Dataset section.
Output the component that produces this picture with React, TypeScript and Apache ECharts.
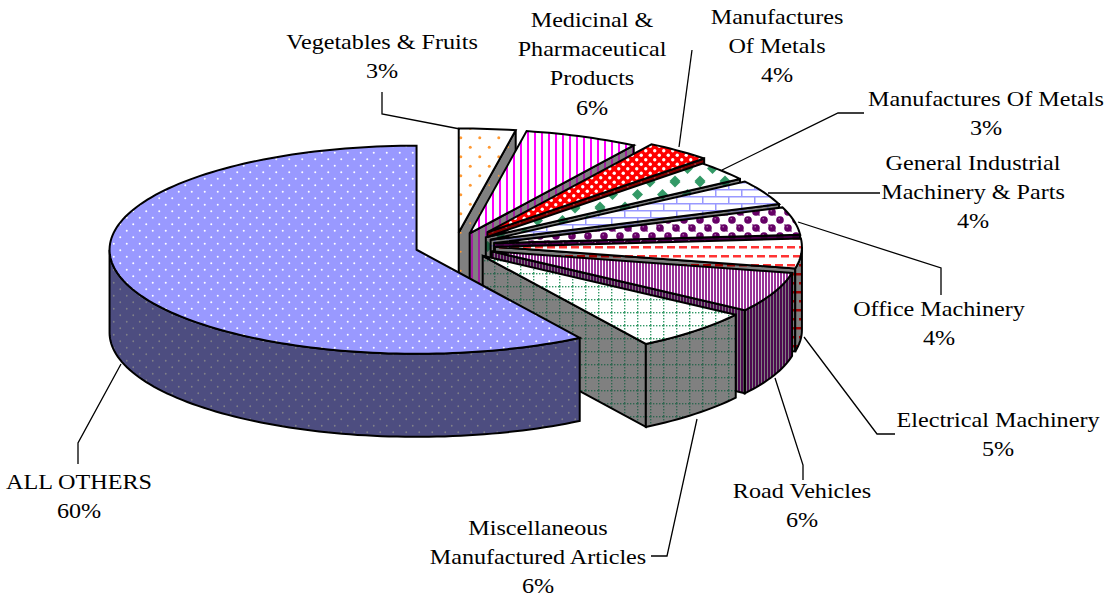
import React, { useEffect, useRef } from "react";
import * as echarts from "echarts";

const categories = [
  "Vegetables & Fruits",
  "Medicinal & Pharmaceutical Products",
  "Manufactures Of Metals (4%)",
  "Manufactures Of Metals (3%)",
  "General Industrial Machinery & Parts",
  "Office Machinery",
  "Electrical Machinery",
  "Road Vehicles",
  "Miscellaneous Manufactured Articles",
  "ALL OTHERS",
];
// Shares
const shares = [2.97, 6.0, 3.5, 3.05, 3.9, 4.3, 4.6, 6.25, 6.5, 58.9];

// Pie layout
const CX = 455, CY = 246, RX = 307, TILT = 0.339, DEPTH = 83;
const EXPLODE = [40, 40, 52, 40, 40, 40, 40, 40, 40, 40];
const FONT = "'Liberation Serif', serif";

type Draw = (c: CanvasRenderingContext2D) => void;
function tile(w: number, h: number, bg: string, draw: Draw) {
  const cv = document.createElement("canvas");
  cv.width = w; cv.height = h;
  const c = cv.getContext("2d")!;
  c.fillStyle = bg; c.fillRect(0, 0, w, h);
  draw(c);
  return { image: cv.toDataURL(), repeat: "repeat", imageWidth: w, imageHeight: h };
}
const dots = (col: string, s: number, r: number): Draw => (c) => {
  c.fillStyle = col;
  for (const [x, y] of [[s / 4, s / 4], [(3 * s) / 4, (3 * s) / 4]]) {
    c.beginPath(); c.arc(x, y, r, 0, 7); c.fill();
  }
};
const stripes = (col: string, s: number, w: number): Draw => (c) => {
  c.fillStyle = col; c.fillRect(Math.floor((s - w) / 2), 0, w, s);
};
const diamonds = (col: string, s: number, d: number): Draw => (c) => {
  c.fillStyle = col;
  for (const [x, y] of [[0, 0], [s, 0], [0, s], [s, s], [s / 2, s / 2]]) {
    c.beginPath();
    c.moveTo(x - d, y); c.lineTo(x, y - d); c.lineTo(x + d, y); c.lineTo(x, y + d);
    c.closePath(); c.fill();
  }
};
const bricks = (col: string, w: number, h: number): Draw => (c) => {
  c.fillStyle = col;
  c.fillRect(0, 0, w, 1.5); c.fillRect(0, h / 2, w, 1.5);
  c.fillRect(0, 0, 1.5, h / 2); c.fillRect(w / 2, h / 2, 1.5, h / 2);
};
const spheres = (col: string, s: number): Draw => (c) => {
  c.fillStyle = "#b080b0";
  c.fillRect(s / 2 - 2, s / 2 - 2, 2, 2);
  c.fillRect(0, 0, 2, 2);
  c.fillStyle = col;
  for (const [x, y] of [[s / 4, s / 4], [(3 * s) / 4, (3 * s) / 4]]) {
    c.beginPath(); c.arc(x, y, s / 4 - 0.2, 0, 7); c.fill();
  }
  c.fillStyle = "#a060a0";
  for (const [x, y] of [[s / 4, s / 4], [(3 * s) / 4, (3 * s) / 4]]) {
    c.fillRect(x - 1.5, y - 2, 1.5, 1.5);
  }
};
const dashes = (col: string): Draw => (c) => {
  c.fillStyle = col;
  c.fillRect(1, 3, 8, 2.5); c.fillRect(13, 3, 8, 2.5);
  c.fillRect(7, 12, 8, 2.5); c.fillRect(19, 12, 5, 2.5); c.fillRect(0, 12, 3, 2.5);
};
const grid = (col: string, s: number): Draw => (c) => {
  c.fillStyle = col;
  for (let i = 0; i < s; i += 3) {
    c.fillRect(i, 0, 1.4, 1.4); c.fillRect(0, i, 1.4, 1.4);
  }
};

function buildStyles() {
  return [
    { top: tile(19, 19, "#ffffff", dots("#ff9933", 19, 1.5)), wall: tile(19, 19, "#808080", dots("#ff9933", 19, 0.9)) },
    { top: tile(7, 7, "#ffffff", stripes("#ff00ff", 7, 2)), wall: tile(7, 7, "#808080", stripes("#a020a0", 7, 2)) },
    { top: tile(9, 9, "#ff0000", dots("#ffffff", 9, 1.7)), wall: tile(9, 9, "#800000", dots("#a04040", 9, 1)) },
    { top: tile(25, 26, "#ffffff", diamonds("#339966", 25, 5.5)), wall: tile(25, 26, "#808080", diamonds("#1f5f40", 25, 5.5)) },
    { top: tile(26, 14, "#ffffff", bricks("#9999ff", 26, 14)), wall: tile(26, 14, "#808080", bricks("#6666a0", 26, 14)) },
    { top: tile(16, 16, "#ffffff", spheres("#660066", 16)), wall: tile(16, 16, "#4d004d", spheres("#330033", 16)) },
    { top: tile(24, 18, "#ffffff", dashes("#ff3333")), wall: tile(24, 18, "#808080", dashes("#a00000")) },
    { top: tile(3, 3, "#ffffff", stripes("#993399", 3, 2)), wall: tile(3, 3, "#808080", stripes("#4d0a50", 3, 2)) },
    { top: tile(13, 13, "#ffffff", grid("#339966", 13)), wall: tile(13, 13, "#808080", grid("#2f6650", 13)) },
    { top: tile(13, 13, "#9999ff", dots("#ffffff", 13, 1)), wall: tile(13, 13, "#4d4d80", dots("#808088", 13, 0.9)) },
  ];
}

const labels: { x: number; lines: string[]; y: number }[] = [
  { x: 382, y: 42, lines: ["Vegetables & Fruits", "3%"] },
  { x: 592, y: 20, lines: ["Medicinal &", "Pharmaceutical", "Products", "6%"] },
  { x: 777, y: 17, lines: ["Manufactures", "Of Metals", "4%"] },
  { x: 986, y: 99, lines: ["Manufactures Of Metals", "3%"] },
  { x: 973, y: 163, lines: ["General Industrial", "Machinery & Parts", "4%"] },
  { x: 939, y: 309, lines: ["Office Machinery", "4%"] },
  { x: 998, y: 420, lines: ["Electrical Machinery", "5%"] },
  { x: 802, y: 491, lines: ["Road Vehicles", "6%"] },
  { x: 538, y: 528, lines: ["Miscellaneous", "Manufactured Articles", "6%"] },
  { x: 79, y: 482, lines: ["ALL OTHERS", "60%"] },
];

const leaders: number[][][] = [
  [[382, 92], [382, 114], [460, 129]],
  [[692, 50], [679, 147]],
  [[864, 113], [838, 113], [722, 170]],
  [[880, 193], [768, 193]],
  [[798, 222], [941, 268], [941, 295]],
  [[804, 337], [877, 434], [895, 434]],
  [[775, 378], [803, 465], [803, 480]],
  [[697, 419], [667, 556], [651, 556]],
  [[121, 364], [78, 443], [78, 464]],
];

export default function App() {
  const ref = useRef<HTMLDivElement>(null);
  useEffect(() => {
    const chart = echarts.init(ref.current!, null, { renderer: "svg" });
    const fills = buildStyles();
    const total = shares.reduce((a, b) => a + b, 0);
    let acc = 0;
    const spans = shares.map((v) => {
      const s = acc; acc += (v / total) * 360;
      return [s, acc];
    });
    const rad = (d: number) => (d * Math.PI) / 180;

    const renderItem = (params: any) => {
      const i = params.dataIndex;
      const [a0, a1] = spans[i];
      const mid = rad((a0 + a1) / 2);
      const ax = CX + EXPLODE[i] * Math.sin(mid);
      const ay = CY - EXPLODE[i] * TILT * Math.cos(mid);
      const ry = RX * TILT;
      const pt = (deg: number, dz = 0) => [
        ax + RX * Math.sin(rad(deg)),
        ay - ry * Math.cos(rad(deg)) + dz,
      ];
      const arc = (from: number, to: number, dz = 0) => {
        const out: number[][] = [];
        const n = Math.max(2, Math.ceil(Math.abs(to - from) / 1.5));
        for (let k = 0; k <= n; k++) out.push(pt(from + ((to - from) * k) / n, dz));
        return out;
      };
      const line = { stroke: "#000", lineWidth: 2, lineJoin: "miter", miterLimit: 3 };
      const children: any[] = [];
      const { top, wall } = fills[i];
      if (a1 < 180) {
        children.push({
          type: "polygon",
          shape: { points: [[ax, ay], pt(a1), pt(a1, DEPTH), [ax, ay + DEPTH]] },
          style: { fill: wall, ...line },
        });
      }
      const w0 = Math.max(a0, 90), w1 = Math.min(a1, 270);
      if (w1 > w0) {
        children.push({
          type: "polygon",
          shape: { points: [...arc(w0, w1), ...arc(w1, w0, DEPTH)] },
          style: { fill: wall, ...line },
        });
      }
      children.push({
        type: "polygon",
        shape: { points: [[ax, ay], ...arc(a0, a1)] },
        style: { fill: top, ...line },
      });
      return { type: "group", children };
    };

    const graphic: any[] = [];
    leaders.forEach((pts) =>
      graphic.push({
        type: "polyline",
        shape: { points: pts },
        style: { stroke: "#000", lineWidth: 1.3, fill: "none" },
        z: 10,
      })
    );
    labels.forEach((l) =>
      l.lines.forEach((t, k) =>
        graphic.push({
          type: "text",
          x: l.x,
          y: l.y + k * 29.2,
          scaleX: 1.15,
          z: 11,
          style: {
            text: t,
            fill: "#000",
            font: `21px ${FONT}`,
            align: "center",
            verticalAlign: "middle",
          },
        })
      )
    );

    chart.setOption({
      animation: false,
      backgroundColor: "#ffffff",
      graphic,
      series: [
        {
          type: "custom",
          coordinateSystem: "none",
          silent: true,
          data: shares.map((v, i) => ({ name: categories[i], value: [v] })),
          renderItem,
        },
      ],
    });
    return () => chart.dispose();
  }, []);
  return (
    <div
      ref={ref}
      style={{ position: "fixed", left: 0, top: 0, width: 1108, height: 599 }}
    />
  );
}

Given problem. With all pictures left out, please transcribe exactly the lines from the start of the material through the line with "import * as".

Solution to the problem.
Output the component that produces this picture with React, TypeScript and Apache ECharts.
import React, { useEffect, useRef } from "react";
import * as echarts from "echarts";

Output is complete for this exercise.